Tom Arbuthnot: And, and how's, how's that work? It's Teams Admin Center where we can kind of kick that process off, is that right?

Siunie Sutjahjo: Yes, it looks like that. It's as easy as, like, "Hey, request a client log," and then within, like, just wait a little bit, the logs will be collected for you, and you can actually- Amazing. So it's a good- Try it. So- Yeah, some people actually say, like, "Why? Why don't you just send it directly?" Well, the end user has the ability to do that through the report the problem, but the log has to be sent to us, but, so you have to check it. But this way, some of the admin actually don't want the end, their end user to send anything directly to Microsoft, so because they are very cautious. This way they can actually make sure that, like, the, it is the client log that the, with the telemetry that's being sent to Microsoft so that we give the control to the admin hand instead of just the end user. Yes, and if they're

Tom Arbuthnot: Working, if they're working a ticket with Microsoft, the, the, the Microsoft support is gonna ask the person in, on IT who raised the ticket, so being in that flow of, "Here are the logs. I've got them," is makes sense.

Siunie Sutjahjo: Yeah. So that is the, the exciting tool about the admin-initiated, remote log collection.

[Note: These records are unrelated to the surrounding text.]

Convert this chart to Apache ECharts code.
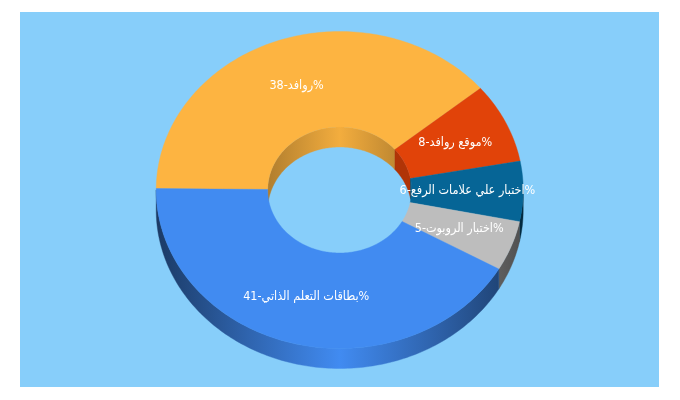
<!DOCTYPE html>
<html>
<head>
<meta charset="utf-8">
<style>html,body{margin:0;padding:0;background:#fff}#c{width:680px;height:400px}</style>
<script src="https://cdn.jsdelivr.net/npm/echarts@6/dist/echarts.min.js"></script>
</head>
<body>
<div id="c"></div>
<script>
const categories = ['روافد', 'موقع روافد', 'اختبار علي علامات الرفع', 'اختبار الروبوت', 'بطاقات التعلم الذاتي'];
const values = [38, 8, 6, 5, 41];
const colors = ['#FDB441', '#E14309', '#066596', '#BDBDBD', '#418BF1'];
const labels = categories.map((c, i) => values[i] + '-' + c + '%');

const total = values.reduce((a, b) => a + b, 0);
const startAngle = 179.5;
const cx = 339.7, cy = 190, rx = 183.5, ry = 158.5, irx = 72, iry = 63, depth = 20;

function shade(hex, f) {
  const n = parseInt(hex.slice(1), 16);
  const c = [(n >> 16) & 255, (n >> 8) & 255, n & 255].map(v => Math.round(v * f));
  return 'rgb(' + c.join(',') + ')';
}
function pt(a, x, y, dy) {
  const r = a * Math.PI / 180;
  return [cx + x * Math.cos(r), cy - y * Math.sin(r) + (dy || 0)];
}
function arc(a1, a2, x, y, dy) {
  const n = Math.max(2, Math.ceil(Math.abs(a2 - a1)));
  const out = [];
  for (let i = 0; i <= n; i++) out.push(pt(a1 + (a2 - a1) * i / n, x, y, dy));
  return out;
}
function grad(x0, x1, stops) {
  return { type: 'linear', x: x0, y: 0, x2: x1, y2: 0, global: true,
    colorStops: stops.map(s => ({ offset: s[0], color: s[1] })) };
}
function renderSlice(params, api) {
  const i = params.dataIndex;
  let before = 0;
  for (let k = 0; k < i; k++) before += values[k];
  const a1 = startAngle - before / total * 360;
  const a2 = a1 - api.value(0) / total * 360;
  const col = colors[i];
  const children = [];
  // inner wall: only the part of the hole that faces the viewer (upper half)
  const ia = Math.min(a1, 180), ib = Math.max(a2, 0);
  if (ia > ib) {
    const fill = grad(cx - irx, cx + irx, [[0, shade(col, 0.7)], [0.5, shade(col, 0.96)], [1, shade(col, 0.7)]]);
    children.push({ type: 'polygon', z2: 1, silent: true,
      shape: { points: arc(ia, ib, irx, iry, 0).concat(arc(ib, ia, irx, iry, depth)) },
      style: { fill: i === 1 ? shade(col, 0.78) : fill, stroke: i === 1 ? shade(col, 0.78) : fill, lineWidth: 0.4 } });
  }
  // outer wall: only the lower half
  const oa = Math.min(a1, 0), ob = Math.max(a2, -180);
  if (oa > ob) {
    const fill = grad(cx - rx, cx + rx, [[0, shade(col, 0.42)], [0.25, shade(col, 0.72)], [0.5, shade(col, 1)], [0.75, shade(col, 0.72)], [1, shade(col, 0.42)]]);
    children.push({ type: 'polygon', z2: 2, silent: true,
      shape: { points: arc(oa, ob, rx, ry, 0).concat(arc(ob, oa, rx, ry, depth)) },
      style: { fill: fill, stroke: fill, lineWidth: 0.4 } });
  }
  // top face
  children.push({ type: 'polygon', z2: 3, silent: true,
    shape: { points: arc(a1, a2, rx, ry, 0).concat(arc(a2, a1, irx, iry, 0)) },
    style: { fill: col, stroke: col, lineWidth: 0.4 } });
  // label at the middle of the ring
  const mid = pt((a1 + a2) / 2, (rx + irx) / 2, (ry + iry) / 2, 0);
  children.push({ type: 'text', z2: 10, silent: true,
    style: { text: labels[i], x: mid[0], y: mid[1], align: 'center', verticalAlign: 'middle',
      fill: '#fff', font: 'condensed 12.5px "DejaVu Sans"' } });
  return { type: 'group', children: children };
}

const chart = echarts.init(document.getElementById('c'), null, { renderer: 'canvas' });
chart.setOption({
  animation: false,
  backgroundColor: '#ffffff',
  tooltip: { show: false },
  graphic: [{ type: 'rect', z: -10, silent: true, shape: { x: 20, y: 12, width: 639, height: 375 }, style: { fill: '#87CEFA' } }],
  series: [{
    type: 'custom',
    coordinateSystem: 'none',
    data: values.map(v => [v]),
    renderItem: renderSlice,
    clip: false
  }]
});
</script>
</body>
</html>
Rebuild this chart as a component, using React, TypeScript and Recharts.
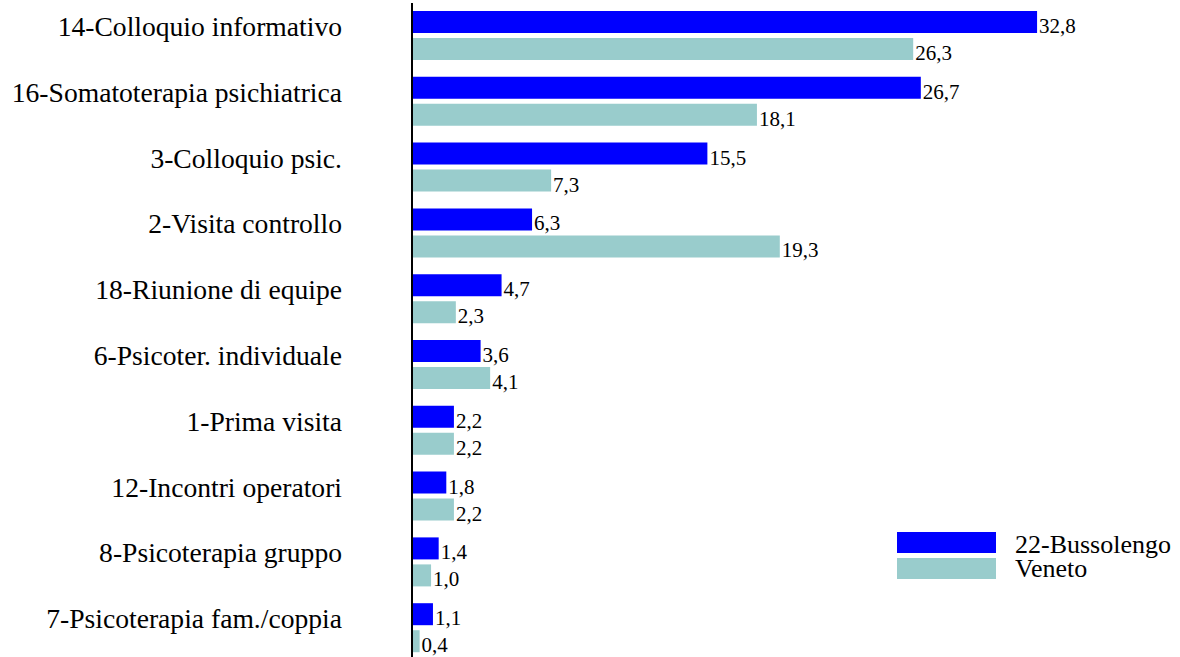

Tom Arbuthnot: Amazing. Well, we have covered so much in this show. I feel like, we, we, we, we definitely have to come back and do a, a another deep dive, and I'm excited for the advances in the silent test call. And, yeah, Victor, if you're up for it, we'll do a a longer session on your, your CQD tool, because I feel like- Yeah, sure there's so much power in there.

James Parkes: Yeah.

Tom Arbuthnot: Awesome. Well, Vic- Victor, Siunie, James, thanks so much for, for joining. Great to catch up as well, and, we'll, we'll talk to you all again soon. And we'll share links for how to get started on CQD and all the docs about the, the, the new capabilities as

Siunie Sutjahjo: Well. Yeah, and then there is also, like, the tech community.

Tom Arbuthnot: Let's link to that as well, yeah, 'cause, that's a great place to get started.

Siunie Sutjahjo: Yeah. Thank you so much-

Tom Arbuthnot: Awesome. Thanks so much... Tom,

Siunie Sutjahjo: For hosting us, and thanks for the invite to share our tools with your audience.

Tom Arbuthnot: Awesome. Thanks a lot.